Why has Hay-on-Wye banned e-books?
Hay-on-Wye is well known as a 'book town', which in its heyday boasted over 30 independent bookshops. Things are becoming more challenging for booksellers today however; their businesses are under threat, with consequences for the future of the town as a whole.
Large online retailers can operate more cheaply than small bookshops. Bookshop owners pay taxes and overheads for their premises, while international online retailers can avoid certain taxes and rent cheaper out-of-town warehouses. The issue has been underlined by the introduction of e-books, which mean people can buy books anytime, anywhere, without going into an actual bookshop.
Between 2010 and 2013, 5 of Hay-on-Wye’s bookshops closed down. As a result some booksellers and residents decided to ban e-books and e-readers in protest. Derek Addyman, of Addyman's Books, led the charge; stringing up banners and making national headlines. Besides protecting their livelihoods the move draws attention to the town’s special character. Both would be lost if the books and bookshops were not here.
The Kingdom of Hay
It all began with the rather attractive burgundy and cream panelled shop we are standing in front of now – Richard Booth’s Books opened in 1961 and quickly became Europe’s largest second hand bookshop.
Before this, Hay-on-Wye had been an unassuming small town, where most local people worked in agriculture or tourism, providing services for visitors’ walking and kayaking holidays. Richard Booth realised the town could carve out a unique position for itself as a ‘book town’ to attract more visitors and business. On 1 April 1977 he declared Hay-on-Wye was an independent kingdom, ‘The Kingdom of Books’, and nominated himself as the king!
Booth’s entrepreneurial move attracted visitors and more bookshops opened up. Over the next couple of decades the town became a mecca for booklovers. Hay-on-Wye rebranded and regenerated itself from a sleepy border town to the book capital of the UK. It now hosts Britain’s foremost book festival (established 1988), with international speakers and accommodation booked out months in advance. It is amazing to see how the perception of a place can be so important to its fortunes.
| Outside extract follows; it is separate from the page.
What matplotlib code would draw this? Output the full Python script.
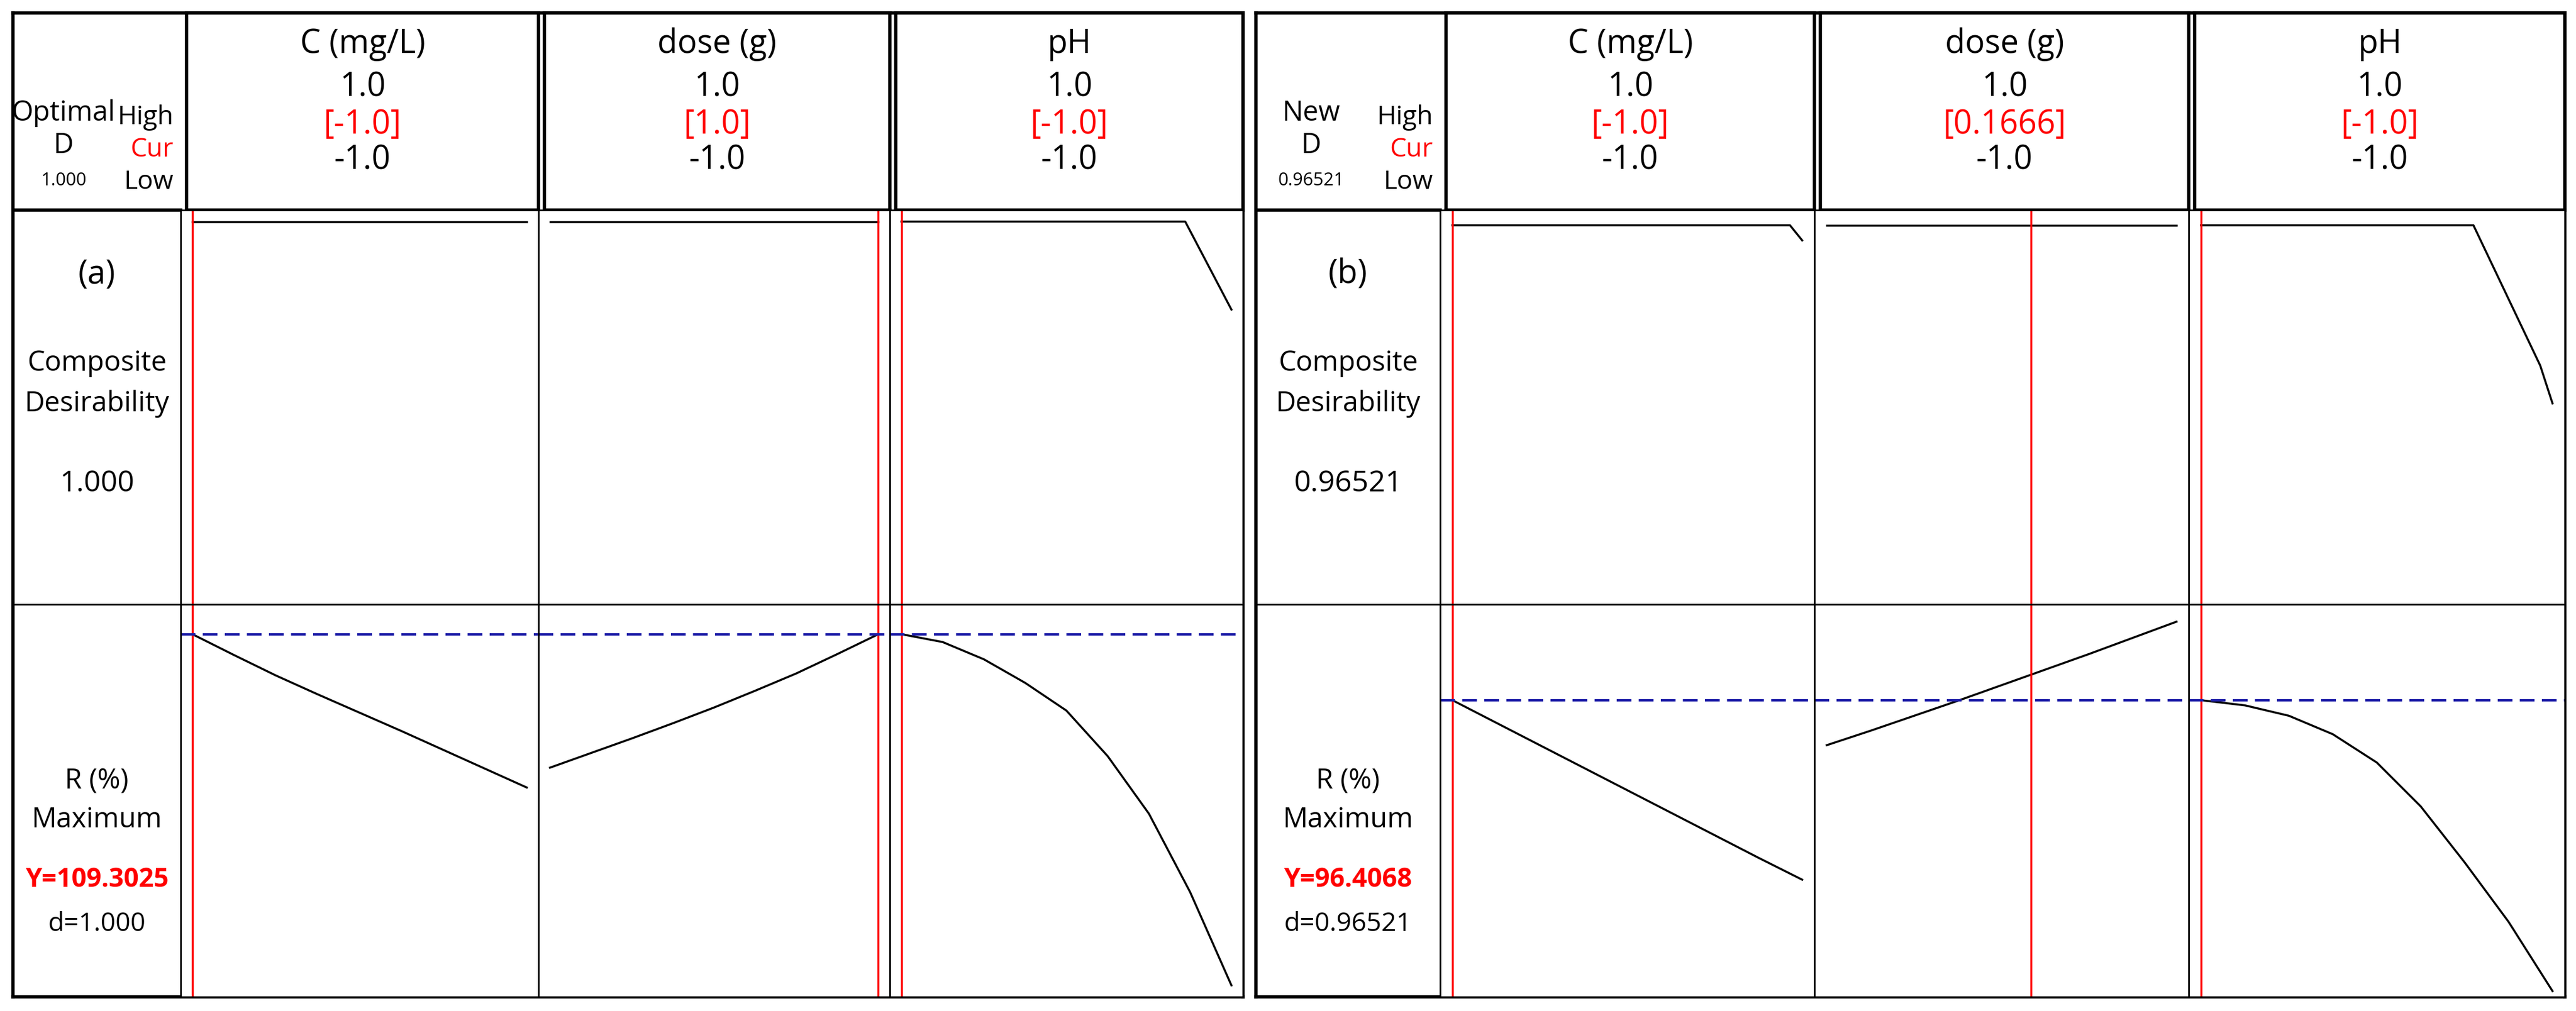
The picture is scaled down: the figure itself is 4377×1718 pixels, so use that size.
import numpy as np
import matplotlib.pyplot as plt

plt.rcParams['font.family'] = ['Open Sans', 'DejaVu Sans']

W, H = 4377, 1718
factors = ['C (mg/L)', 'dose (g)', 'pH']
high = ['1.0', '1.0', '1.0']
low = ['-1.0', '-1.0', '-1.0']

xs = [-1.0, -0.75, -0.5, -0.25, 0.0, 0.25, 0.5, 0.75, 1.0]
# panel (a)
cur_a = [-1.0, 1.0, -1.0]
cur_a_txt = ['[-1.0]', '[1.0]', '[-1.0]']
resp_a = [[109.3, 105.3, 101.4, 97.8, 94.3, 90.8, 87.2, 83.6, 80.0],
          [83.8, 86.6, 89.4, 92.3, 95.3, 98.5, 101.8, 105.5, 109.3],
          [109.3, 107.8, 104.5, 100.0, 94.7, 86.0, 75.0, 60.0, 42.2]]
des_xs = [-1.0, 0.0, 0.72, 1.0]
des_a = [[1.0, 1.0, 1.0, 1.0],
         [1.0, 1.0, 1.0, 1.0],
         [1.0, 1.0, 1.0, 0.77]]
y_a = 109.3025
# panel (b)
cur_b = [-1.0, 0.1666, -1.0]
cur_b_txt = ['[-1.0]', '[0.1666]', '[-1.0]']
resp_b = [[96.4, 92.5, 88.6, 84.7, 80.8, 76.9, 73.0, 69.1, 65.3],
          [88.6, 91.1, 93.7, 96.3, 99.0, 101.7, 104.4, 107.2, 110.0],
          [96.4, 95.5, 93.7, 90.5, 85.6, 78.0, 68.3, 58.0, 46.0]]
des_xs_b = [-1.0, 0.0, 0.55, 0.93, 1.0]
des_b = [[1.0, 1.0, 1.0, 1.0, 0.96],
         [1.0, 1.0, 1.0, 1.0, 1.0],
         [1.0, 1.0, 1.0, 0.63, 0.53]]
y_b = 96.4068

fig = plt.figure(figsize=(W / 100, H / 100), dpi=100)


def box(x0, y0, x1, y1):
    return fig.add_axes([x0 / W, 1 - y1 / H, (x1 - x0) / W, (y1 - y0) / H])


def bare(ax, lw=2.5):
    ax.set_xticks([])
    ax.set_yticks([])
    for s in ax.spines.values():
        s.set_linewidth(lw)
    return ax


def panel(L, R, lab_r, divs, hdiv, top, bot, hdr, cur, cur_txt, resp, dxs, des,
          ylim, dlim, yval, dtxt, dlabel, letter, yfmt):
    ax = bare(box(L, top, R, bot), 4)
    ax.set_xlim(L, R)
    ax.set_ylim(bot, top)
    # label column header
    lx = L + (lab_r - L) * 0.3
    ax.text(lx, (top + hdr) / 2 + 30, dlabel + '\nD', ha='center', va='center',
            fontsize=34, linespacing=1.2)
    ax.text(lx, hdr - 50, dtxt, ha='center', va='center', fontsize=22)
    for i, (t, c) in enumerate([('High', 'black'), ('Cur', 'red'), ('Low', 'black')]):
        ax.text(lab_r - 12, (top + hdr) / 2 + 65 + (i - 1) * 55, t, ha='right', va='center',
                fontsize=32, color=c)
    ax.plot([L, lab_r], [hdr, hdr], color='k', lw=4)
    ax.plot([L, lab_r], [hdiv, hdiv], color='k', lw=2)
    ax.text((L + lab_r) / 2, hdr + 110, letter, ha='center', fontsize=40, va='center')
    mid1 = (hdr + hdiv) / 2
    ax.text((L + lab_r) / 2, mid1 - 40, 'Composite\nDesirability', ha='center', va='center',
            fontsize=34, linespacing=1.6)
    ax.text((L + lab_r) / 2, mid1 + 130, yfmt[0], ha='center', va='center', fontsize=36)
    mid2 = (hdiv + bot) / 2
    ax.text((L + lab_r) / 2, mid2, 'R (%)\nMaximum', ha='center', va='center',
            fontsize=34, linespacing=1.5)
    ax.text((L + lab_r) / 2, mid2 + 135, yfmt[1], ha='center', va='center', fontsize=32,
            color='red', fontweight='bold')
    ax.text((L + lab_r) / 2, mid2 + 210, yfmt[2], ha='center', va='center', fontsize=32)

    edges = [lab_r] + divs
    for j in range(3):
        x0, x1 = edges[j], edges[j + 1]
        h = bare(box(x0 + 10, top, x1, hdr), 4)
        for k, (t, c) in enumerate([(factors[j], 'k'), (high[j], 'k'), (cur_txt[j], 'red'),
                                     (low[j], 'k')]):
            h.text(0.5, [0.84, 0.62, 0.43, 0.25][k], t, transform=h.transAxes, ha='center',
                   va='center', fontsize=40, color=c)
        a1 = bare(box(x0, hdr, x1, hdiv), 2)
        a1.set_xlim(-1.07, 1.07)
        a1.set_ylim(*dlim)
        a1.plot(dxs, des[j], color='k', lw=2.5)
        a1.axvline(cur[j], color='red', lw=2.5)
        a2 = bare(box(x0, hdiv, x1, bot), 2)
        a2.set_xlim(-1.07, 1.07)
        a2.set_ylim(*ylim)
        a2.plot(xs, resp[j], color='k', lw=2.5)
        a2.axvline(cur[j], color='red', lw=2.5)
        a2.axhline(yval, color='#1f1fa8', lw=3, ls=(0, (6, 3)))


panel(22, 2112, 307, [915, 1512, 2112], 1027, 22, 1694, 357, cur_a, cur_a_txt, resp_a,
      des_xs, des_a, (40, 115), (0, 1.03), y_a, '1.000', 'Optimal', '(a)',
      ['1.000', 'Y=109.3025', 'd=1.000'])
panel(2134, 4358, 2447, [3083, 3719, 4358], 1027, 22, 1694, 357, cur_b, cur_b_txt, resp_b,
      des_xs_b, des_b, (45, 113), (0, 1.04), y_b, '0.96521', 'New', '(b)',
      ['0.96521', 'Y=96.4068', 'd=0.96521'])

fig.savefig('out.png', dpi=100)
Technology has transformed our shopping and reading habits, with many benefits for people lacking time or mobility. However, as we have seen, it makes it harder for small bookshops to survive. If the bookshops close down, the character of the town will change again, and so may its fortunes. While a grand publicity stunt first launched Hay as a book town, can publicity stunts like the banning of e-books save it today? Can places ever survive unchanged?
Murder and Mayhem
Just a little further along Lion Street you will find a shop front with a mysterious dark figure and a sinister looking hound painted on it. This is ‘Murder and Mayhem’ a bookshop dedicated to crime, detective and horror fiction. Specialising and offering unusual experiences for visitors (such as a themed evenings) are both ways the booksellers of Hay are trying to compete with e-books and online retailers. See if you can spot other specialist stores around the town.
Similar tactics have been employed by other towns across Britain to build themselves a reputation and attract visitors and spending. Drawing on a history of artistic residents and visitors (including Henry Moore and Barbara Hepworth), St Ives, for example, sells itself as an art town. Numerous galleries, art shops and artists’ retreats entice visitors and emphasise the specialist nature of the place.